#### Instruction
The data must be written out once more, precisely as given.

#### Source data
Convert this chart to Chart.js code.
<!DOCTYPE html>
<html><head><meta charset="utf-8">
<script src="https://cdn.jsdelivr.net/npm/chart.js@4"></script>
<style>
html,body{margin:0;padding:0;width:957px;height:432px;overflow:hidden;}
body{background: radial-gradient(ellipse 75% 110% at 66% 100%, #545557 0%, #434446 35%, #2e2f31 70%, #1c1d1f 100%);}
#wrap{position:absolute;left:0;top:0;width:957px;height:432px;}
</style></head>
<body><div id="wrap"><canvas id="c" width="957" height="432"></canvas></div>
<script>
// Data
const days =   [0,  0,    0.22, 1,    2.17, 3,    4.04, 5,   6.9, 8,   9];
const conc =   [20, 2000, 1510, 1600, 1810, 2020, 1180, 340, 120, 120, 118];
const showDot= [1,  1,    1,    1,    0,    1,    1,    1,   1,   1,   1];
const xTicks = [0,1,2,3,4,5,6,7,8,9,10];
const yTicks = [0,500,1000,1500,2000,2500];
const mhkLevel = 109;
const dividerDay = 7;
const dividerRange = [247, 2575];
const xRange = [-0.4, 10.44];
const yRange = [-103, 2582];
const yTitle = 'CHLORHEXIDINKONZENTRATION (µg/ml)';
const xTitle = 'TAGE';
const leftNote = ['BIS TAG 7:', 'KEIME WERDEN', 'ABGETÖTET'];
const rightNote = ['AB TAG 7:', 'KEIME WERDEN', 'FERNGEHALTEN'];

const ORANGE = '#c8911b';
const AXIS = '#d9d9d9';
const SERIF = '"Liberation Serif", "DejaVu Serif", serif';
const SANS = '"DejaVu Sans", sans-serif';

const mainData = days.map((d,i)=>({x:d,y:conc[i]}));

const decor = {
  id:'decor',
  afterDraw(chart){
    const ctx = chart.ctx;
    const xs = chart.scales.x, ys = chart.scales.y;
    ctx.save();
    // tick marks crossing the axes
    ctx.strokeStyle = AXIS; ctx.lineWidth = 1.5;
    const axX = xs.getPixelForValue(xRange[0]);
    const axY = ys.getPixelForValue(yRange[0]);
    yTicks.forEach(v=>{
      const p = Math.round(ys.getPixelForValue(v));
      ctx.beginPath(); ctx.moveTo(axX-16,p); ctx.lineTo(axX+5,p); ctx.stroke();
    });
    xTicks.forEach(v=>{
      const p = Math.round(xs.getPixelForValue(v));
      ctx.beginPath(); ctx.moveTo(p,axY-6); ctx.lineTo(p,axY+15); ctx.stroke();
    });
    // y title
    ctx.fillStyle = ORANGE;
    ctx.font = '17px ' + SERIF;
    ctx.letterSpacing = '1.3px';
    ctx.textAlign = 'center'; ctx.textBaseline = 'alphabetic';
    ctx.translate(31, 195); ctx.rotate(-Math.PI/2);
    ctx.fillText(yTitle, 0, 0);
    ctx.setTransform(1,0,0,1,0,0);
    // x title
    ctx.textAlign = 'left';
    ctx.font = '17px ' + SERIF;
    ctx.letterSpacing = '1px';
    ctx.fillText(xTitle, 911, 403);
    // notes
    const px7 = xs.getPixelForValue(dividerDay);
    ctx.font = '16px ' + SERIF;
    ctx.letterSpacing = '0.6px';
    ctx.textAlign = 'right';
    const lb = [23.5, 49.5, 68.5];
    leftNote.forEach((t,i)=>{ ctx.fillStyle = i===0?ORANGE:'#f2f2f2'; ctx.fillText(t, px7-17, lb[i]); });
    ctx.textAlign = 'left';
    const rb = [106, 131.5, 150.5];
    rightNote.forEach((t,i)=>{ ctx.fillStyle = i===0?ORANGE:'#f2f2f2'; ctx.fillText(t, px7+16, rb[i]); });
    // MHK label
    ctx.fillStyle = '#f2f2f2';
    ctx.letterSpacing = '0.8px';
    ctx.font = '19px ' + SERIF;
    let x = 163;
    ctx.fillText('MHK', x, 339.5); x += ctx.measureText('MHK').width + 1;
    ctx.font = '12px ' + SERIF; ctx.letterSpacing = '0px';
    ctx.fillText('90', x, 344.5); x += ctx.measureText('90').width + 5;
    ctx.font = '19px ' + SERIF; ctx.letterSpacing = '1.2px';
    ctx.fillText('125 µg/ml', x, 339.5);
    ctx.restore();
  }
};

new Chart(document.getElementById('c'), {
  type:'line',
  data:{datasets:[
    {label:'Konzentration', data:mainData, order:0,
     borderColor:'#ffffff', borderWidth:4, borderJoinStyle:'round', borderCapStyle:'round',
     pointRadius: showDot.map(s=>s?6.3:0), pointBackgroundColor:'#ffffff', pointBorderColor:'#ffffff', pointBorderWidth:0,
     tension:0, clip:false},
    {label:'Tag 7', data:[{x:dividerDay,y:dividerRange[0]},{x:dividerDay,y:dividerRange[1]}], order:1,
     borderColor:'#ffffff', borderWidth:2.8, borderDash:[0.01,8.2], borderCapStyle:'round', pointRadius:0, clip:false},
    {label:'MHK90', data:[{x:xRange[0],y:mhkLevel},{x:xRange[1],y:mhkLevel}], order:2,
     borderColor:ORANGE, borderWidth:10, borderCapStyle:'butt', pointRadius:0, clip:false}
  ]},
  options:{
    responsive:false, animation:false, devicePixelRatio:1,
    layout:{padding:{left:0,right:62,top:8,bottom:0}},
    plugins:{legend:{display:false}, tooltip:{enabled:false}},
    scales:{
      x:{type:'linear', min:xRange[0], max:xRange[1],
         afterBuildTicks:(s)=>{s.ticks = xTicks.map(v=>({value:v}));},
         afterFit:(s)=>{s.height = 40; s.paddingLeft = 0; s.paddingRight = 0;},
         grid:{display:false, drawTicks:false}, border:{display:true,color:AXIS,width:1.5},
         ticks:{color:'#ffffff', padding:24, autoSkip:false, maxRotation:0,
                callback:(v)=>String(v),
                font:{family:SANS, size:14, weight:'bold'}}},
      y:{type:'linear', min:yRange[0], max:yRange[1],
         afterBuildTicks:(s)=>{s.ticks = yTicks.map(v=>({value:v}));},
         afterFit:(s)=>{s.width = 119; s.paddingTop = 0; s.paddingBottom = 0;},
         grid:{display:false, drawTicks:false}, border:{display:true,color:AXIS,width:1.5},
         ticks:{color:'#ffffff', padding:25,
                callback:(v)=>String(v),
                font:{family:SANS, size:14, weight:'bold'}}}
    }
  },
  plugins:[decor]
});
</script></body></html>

#### Written response
Convert this chart to Chart.js code.
<!DOCTYPE html>
<html><head><meta charset="utf-8">
<script src="https://cdn.jsdelivr.net/npm/chart.js@4"></script>
<style>
html,body{margin:0;padding:0;width:957px;height:432px;overflow:hidden;}
body{background: radial-gradient(ellipse 75% 110% at 66% 100%, #545557 0%, #434446 35%, #2e2f31 70%, #1c1d1f 100%);}
#wrap{position:absolute;left:0;top:0;width:957px;height:432px;}
</style></head>
<body><div id="wrap"><canvas id="c" width="957" height="432"></canvas></div>
<script>
// Data
const days =   [0,  0,    0.22, 1,    2.17, 3,    4.04, 5,   6.9, 8,   9];
const conc =   [20, 2000, 1510, 1600, 1810, 2020, 1180, 340, 120, 120, 118];
const showDot= [1,  1,    1,    1,    0,    1,    1,    1,   1,   1,   1];
const xTicks = [0,1,2,3,4,5,6,7,8,9,10];
const yTicks = [0,500,1000,1500,2000,2500];
const mhkLevel = 109;
const dividerDay = 7;
const dividerRange = [247, 2575];
const xRange = [-0.4, 10.44];
const yRange = [-103, 2582];
const yTitle = 'CHLORHEXIDINKONZENTRATION (µg/ml)';
const xTitle = 'TAGE';
const leftNote = ['BIS TAG 7:', 'KEIME WERDEN', 'ABGETÖTET'];
const rightNote = ['AB TAG 7:', 'KEIME WERDEN', 'FERNGEHALTEN'];

const ORANGE = '#c8911b';
const AXIS = '#d9d9d9';
const SERIF = '"Liberation Serif", "DejaVu Serif", serif';
const SANS = '"DejaVu Sans", sans-serif';

const mainData = days.map((d,i)=>({x:d,y:conc[i]}));

const decor = {
  id:'decor',
  afterDraw(chart){
    const ctx = chart.ctx;
    const xs = chart.scales.x, ys = chart.scales.y;
    ctx.save();
    // tick marks crossing the axes
    ctx.strokeStyle = AXIS; ctx.lineWidth = 1.5;
    const axX = xs.getPixelForValue(xRange[0]);
    const axY = ys.getPixelForValue(yRange[0]);
    yTicks.forEach(v=>{
      const p = Math.round(ys.getPixelForValue(v));
      ctx.beginPath(); ctx.moveTo(axX-16,p); ctx.lineTo(axX+5,p); ctx.stroke();
    });
    xTicks.forEach(v=>{
      const p = Math.round(xs.getPixelForValue(v));
      ctx.beginPath(); ctx.moveTo(p,axY-6); ctx.lineTo(p,axY+15); ctx.stroke();
    });
    // y title
    ctx.fillStyle = ORANGE;
    ctx.font = '17px ' + SERIF;
    ctx.letterSpacing = '1.3px';
    ctx.textAlign = 'center'; ctx.textBaseline = 'alphabetic';
    ctx.translate(31, 195); ctx.rotate(-Math.PI/2);
    ctx.fillText(yTitle, 0, 0);
    ctx.setTransform(1,0,0,1,0,0);
    // x title
    ctx.textAlign = 'left';
    ctx.font = '17px ' + SERIF;
    ctx.letterSpacing = '1px';
    ctx.fillText(xTitle, 911, 403);
    // notes
    const px7 = xs.getPixelForValue(dividerDay);
    ctx.font = '16px ' + SERIF;
    ctx.letterSpacing = '0.6px';
    ctx.textAlign = 'right';
    const lb = [23.5, 49.5, 68.5];
    leftNote.forEach((t,i)=>{ ctx.fillStyle = i===0?ORANGE:'#f2f2f2'; ctx.fillText(t, px7-17, lb[i]); });
    ctx.textAlign = 'left';
    const rb = [106, 131.5, 150.5];
    rightNote.forEach((t,i)=>{ ctx.fillStyle = i===0?ORANGE:'#f2f2f2'; ctx.fillText(t, px7+16, rb[i]); });
    // MHK label
    ctx.fillStyle = '#f2f2f2';
    ctx.letterSpacing = '0.8px';
    ctx.font = '19px ' + SERIF;
    let x = 163;
    ctx.fillText('MHK', x, 339.5); x += ctx.measureText('MHK').width + 1;
    ctx.font = '12px ' + SERIF; ctx.letterSpacing = '0px';
    ctx.fillText('90', x, 344.5); x += ctx.measureText('90').width + 5;
    ctx.font = '19px ' + SERIF; ctx.letterSpacing = '1.2px';
    ctx.fillText('125 µg/ml', x, 339.5);
    ctx.restore();
  }
};

new Chart(document.getElementById('c'), {
  type:'line',
  data:{datasets:[
    {label:'Konzentration', data:mainData, order:0,
     borderColor:'#ffffff', borderWidth:4, borderJoinStyle:'round', borderCapStyle:'round',
     pointRadius: showDot.map(s=>s?6.3:0), pointBackgroundColor:'#ffffff', pointBorderColor:'#ffffff', pointBorderWidth:0,
     tension:0, clip:false},
    {label:'Tag 7', data:[{x:dividerDay,y:dividerRange[0]},{x:dividerDay,y:dividerRange[1]}], order:1,
     borderColor:'#ffffff', borderWidth:2.8, borderDash:[0.01,8.2], borderCapStyle:'round', pointRadius:0, clip:false},
    {label:'MHK90', data:[{x:xRange[0],y:mhkLevel},{x:xRange[1],y:mhkLevel}], order:2,
     borderColor:ORANGE, borderWidth:10, borderCapStyle:'butt', pointRadius:0, clip:false}
  ]},
  options:{
    responsive:false, animation:false, devicePixelRatio:1,
    layout:{padding:{left:0,right:62,top:8,bottom:0}},
    plugins:{legend:{display:false}, tooltip:{enabled:false}},
    scales:{
      x:{type:'linear', min:xRange[0], max:xRange[1],
         afterBuildTicks:(s)=>{s.ticks = xTicks.map(v=>({value:v}));},
         afterFit:(s)=>{s.height = 40; s.paddingLeft = 0; s.paddingRight = 0;},
         grid:{display:false, drawTicks:false}, border:{display:true,color:AXIS,width:1.5},
         ticks:{color:'#ffffff', padding:24, autoSkip:false, maxRotation:0,
                callback:(v)=>String(v),
                font:{family:SANS, size:14, weight:'bold'}}},
      y:{type:'linear', min:yRange[0], max:yRange[1],
         afterBuildTicks:(s)=>{s.ticks = yTicks.map(v=>({value:v}));},
         afterFit:(s)=>{s.width = 119; s.paddingTop = 0; s.paddingBottom = 0;},
         grid:{display:false, drawTicks:false}, border:{display:true,color:AXIS,width:1.5},
         ticks:{color:'#ffffff', padding:25,
                callback:(v)=>String(v),
                font:{family:SANS, size:14, weight:'bold'}}}
    }
  },
  plugins:[decor]
});
</script></body></html>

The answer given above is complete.